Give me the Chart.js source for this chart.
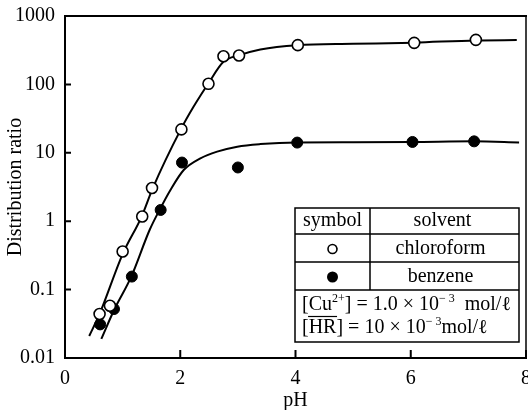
<!DOCTYPE html>
<html>
<head>
<meta charset="utf-8">
<script src="https://cdn.jsdelivr.net/npm/chart.js@4/dist/chart.umd.min.js"></script>
<style>
  html, body { margin: 0; padding: 0; background: #fff; }
</style>
</head>
<body>
<canvas id="c" width="528" height="410"></canvas>
<script>
// Measured distribution ratios of the Cu(II) chelate against pH
const chloroformPH = [0.60, 0.78, 1.00, 1.34, 1.51, 2.02, 2.49, 2.75, 3.02, 4.04, 6.06, 7.13];
const chloroformD  = [0.044, 0.058, 0.36, 1.17, 3.06, 22, 102, 258, 265, 375, 405, 448];
const benzenePH    = [0.61, 0.85, 1.16, 1.66, 2.03, 3.00, 4.03, 6.03, 7.10];
const benzeneD     = [0.031, 0.052, 0.155, 1.46, 7.2, 6.1, 14.1, 14.4, 14.7];

// Fitted curves drawn through the data
const chloroformCurvePH = [0.42, 0.60, 1.00, 1.33, 1.52, 2.01, 2.23, 2.49, 2.75, 3.03, 3.39, 4.03, 5.00, 6.06, 7.13, 7.84];
const chloroformCurveD  = [0.021, 0.044, 0.33, 1.17, 3.0, 22, 47, 104, 214, 268, 324, 375, 392, 408, 440, 444];
const benzeneCurvePH    = [0.63, 0.86, 1.15, 1.47, 1.65, 1.83, 2.06, 2.35, 2.64, 2.99, 3.39, 4.03, 5.00, 6.03, 7.10, 7.88];
const benzeneCurveD     = [0.019, 0.052, 0.155, 0.75, 1.51, 2.86, 5.6, 8.3, 10.4, 12.3, 13.4, 14.2, 14.3, 14.4, 14.7, 14.2];

// Axis ticks
const xTicks = [0, 2, 4, 6, 8];
const yTicks = [0.01, 0.1, 1, 10, 100, 1000];
const yTickLabels = ['0.01', '0.1', '1', '10', '100', '1000'];

const FONT = '"Liberation Serif", "Times New Roman", serif';
const pts = (xs, ys) => xs.map((x, i) => ({ x, y: ys[i] }));

// Frame, inward tick marks and the symbol/solvent table
const decorations = {
  id: 'decorations',
  afterDraw(chart) {
    const ctx = chart.ctx;
    const { left, right, top, bottom } = chart.chartArea;
    const xs = chart.scales.x, ys = chart.scales.y;
    ctx.save();
    ctx.strokeStyle = '#000';
    ctx.lineCap = 'square';
    // frame
    ctx.lineWidth = 2;
    ctx.beginPath();
    ctx.moveTo(left, top); ctx.lineTo(left, bottom); ctx.lineTo(right, bottom);
    ctx.moveTo(left, top); ctx.lineTo(right, top);
    ctx.stroke();
    ctx.lineWidth = 1.5;
    ctx.beginPath();
    ctx.moveTo(right, top); ctx.lineTo(right, bottom);
    ctx.stroke();
    // inward ticks
    ctx.lineWidth = 2;
    ctx.beginPath();
    xTicks.forEach(v => {
      const px = xs.getPixelForValue(v);
      ctx.moveTo(px, bottom); ctx.lineTo(px, bottom - 7);
    });
    yTicks.forEach(v => {
      const py = ys.getPixelForValue(v);
      ctx.moveTo(left, py); ctx.lineTo(left + 5, py);
    });
    ctx.stroke();

    // table
    const tL = 295, tR = 519, tT = 208, r1 = 234, r2 = 262, r3 = 290, tB = 342, col = 370;
    ctx.fillStyle = '#fff';
    ctx.fillRect(tL, tT, tR - tL, tB - tT);
    ctx.lineWidth = 1.5;
    ctx.beginPath();
    ctx.rect(tL, tT, tR - tL, tB - tT);
    [r1, r2, r3].forEach(y => { ctx.moveTo(tL, y); ctx.lineTo(tR, y); });
    ctx.moveTo(col, tT); ctx.lineTo(col, r3);
    ctx.stroke();

    ctx.fillStyle = '#000';
    ctx.font = '20px ' + FONT;
    ctx.textAlign = 'center';
    ctx.textBaseline = 'middle';
    ctx.fillText('symbol', (tL + col) / 2, (tT + r1) / 2);
    ctx.fillText('solvent', (col + tR) / 2 - 2, (tT + r1) / 2);
    ctx.fillText('chloroform', (col + tR) / 2 - 4, (r1 + r2) / 2 + 1);
    ctx.fillText('benzene', (col + tR) / 2 - 4, (r2 + r3) / 2 + 1);
    // symbols
    ctx.lineWidth = 1.6;
    ctx.beginPath();
    ctx.arc((tL + col) / 2, (r1 + r2) / 2 + 1, 4.5, 0, Math.PI * 2);
    ctx.stroke();
    ctx.beginPath();
    ctx.arc((tL + col) / 2, (r2 + r3) / 2 + 1, 5.5, 0, Math.PI * 2);
    ctx.fill();

    // condition lines with superscripts
    ctx.textAlign = 'left';
    ctx.textBaseline = 'alphabetic';
    const runs = (x, y, parts) => {
      const spans = [];
      parts.forEach(p => {
        ctx.font = (p.sup ? '12px ' : '20px ') + FONT;
        const w = ctx.measureText(p.t).width;
        ctx.fillText(p.t, x, p.sup ? y - 8 : y);
        spans.push({ x0: x, x1: x + w, bar: p.bar });
        x += w;
      });
      return spans;
    };
    runs(302, 310, [
      { t: '[Cu' }, { t: '2+', sup: true }, { t: '] = 1.0 × 10' },
      { t: '\u2212 3', sup: true }, { t: '  mol/\u2113' }
    ]);
    const s2 = runs(302, 333, [
      { t: '[' }, { t: 'HR', bar: true }, { t: '] = 10 × 10' },
      { t: '\u2212 3', sup: true }, { t: 'mol/\u2113' }
    ]);
    ctx.lineWidth = 1.2;
    ctx.beginPath();
    s2.filter(s => s.bar).forEach(s => { ctx.moveTo(s.x0, 316.5); ctx.lineTo(s.x1, 316.5); });
    ctx.stroke();
    ctx.restore();
  }
};

new Chart(document.getElementById('c'), {
  type: 'scatter',
  data: {
    datasets: [
      {
        label: 'chloroform',
        data: pts(chloroformPH, chloroformD),
        pointStyle: 'circle',
        pointRadius: 5.5,
        pointBorderWidth: 1.6,
        pointBackgroundColor: '#fff',
        pointBorderColor: '#000',
        showLine: false
      },
      {
        label: 'benzene',
        data: pts(benzenePH, benzeneD),
        pointStyle: 'circle',
        pointRadius: 5.5,
        pointBorderWidth: 1,
        pointBackgroundColor: '#000',
        pointBorderColor: '#000',
        showLine: false
      },
      {
        label: 'chloroform fit',
        data: pts(chloroformCurvePH, chloroformCurveD),
        showLine: true,
        pointRadius: 0,
        borderColor: '#000',
        borderWidth: 2,
        cubicInterpolationMode: 'monotone',
        fill: false
      },
      {
        label: 'benzene fit',
        data: pts(benzeneCurvePH, benzeneCurveD),
        showLine: true,
        pointRadius: 0,
        borderColor: '#000',
        borderWidth: 2,
        cubicInterpolationMode: 'monotone',
        fill: false
      }
    ]
  },
  options: {
    responsive: false,
    animation: false,
    events: [],
    layout: { autoPadding: false, padding: { top: 16, right: 2, left: 0, bottom: 0 } },
    plugins: { legend: { display: false }, tooltip: { enabled: false } },
    scales: {
      x: {
        type: 'linear',
        min: 0, max: 8,
        afterFit: s => { s.height = 52; s.paddingLeft = 0; s.paddingRight = 0; },
        afterBuildTicks: s => { s.ticks = xTicks.map(v => ({ value: v })); },
        grid: { display: false, drawTicks: false },
        border: { display: false },
        ticks: { color: '#000', padding: 9, maxRotation: 0, font: { family: FONT, size: 20 } },
        title: { display: true, text: 'pH', color: '#000', padding: { top: 0, bottom: -3 }, font: { family: FONT, size: 20 } }
      },
      y: {
        type: 'logarithmic',
        min: 0.01, max: 1000,
        afterFit: s => { s.width = 65; s.paddingTop = 0; s.paddingBottom = 0; },
        afterBuildTicks: s => { s.ticks = yTicks.map(v => ({ value: v })); },
        grid: { display: false, drawTicks: false },
        border: { display: false },
        ticks: {
          color: '#000', padding: 10, font: { family: FONT, size: 20 },
          callback: (v) => { const i = yTicks.indexOf(v); return i >= 0 ? yTickLabels[i] : ''; }
        },
        title: { display: true, text: 'Distribution ratio', color: '#000', padding: { top: 4, bottom: 0 }, font: { family: FONT, size: 20 } }
      }
    }
  },
  plugins: [decorations]
});
</script>
</body>
</html>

○ ○ ○

What to produce: Return only the lines from the start of the data through the line that contains "14.4, 14.7, 14.2];", please, copying them exactly and omitting all pictures.

Solution to this exercise:
Give me the Chart.js source for this chart.
<!DOCTYPE html>
<html>
<head>
<meta charset="utf-8">
<script src="https://cdn.jsdelivr.net/npm/chart.js@4/dist/chart.umd.min.js"></script>
<style>
  html, body { margin: 0; padding: 0; background: #fff; }
</style>
</head>
<body>
<canvas id="c" width="528" height="410"></canvas>
<script>
// Measured distribution ratios of the Cu(II) chelate against pH
const chloroformPH = [0.60, 0.78, 1.00, 1.34, 1.51, 2.02, 2.49, 2.75, 3.02, 4.04, 6.06, 7.13];
const chloroformD  = [0.044, 0.058, 0.36, 1.17, 3.06, 22, 102, 258, 265, 375, 405, 448];
const benzenePH    = [0.61, 0.85, 1.16, 1.66, 2.03, 3.00, 4.03, 6.03, 7.10];
const benzeneD     = [0.031, 0.052, 0.155, 1.46, 7.2, 6.1, 14.1, 14.4, 14.7];

// Fitted curves drawn through the data
const chloroformCurvePH = [0.42, 0.60, 1.00, 1.33, 1.52, 2.01, 2.23, 2.49, 2.75, 3.03, 3.39, 4.03, 5.00, 6.06, 7.13, 7.84];
const chloroformCurveD  = [0.021, 0.044, 0.33, 1.17, 3.0, 22, 47, 104, 214, 268, 324, 375, 392, 408, 440, 444];
const benzeneCurvePH    = [0.63, 0.86, 1.15, 1.47, 1.65, 1.83, 2.06, 2.35, 2.64, 2.99, 3.39, 4.03, 5.00, 6.03, 7.10, 7.88];
const benzeneCurveD     = [0.019, 0.052, 0.155, 0.75, 1.51, 2.86, 5.6, 8.3, 10.4, 12.3, 13.4, 14.2, 14.3, 14.4, 14.7, 14.2];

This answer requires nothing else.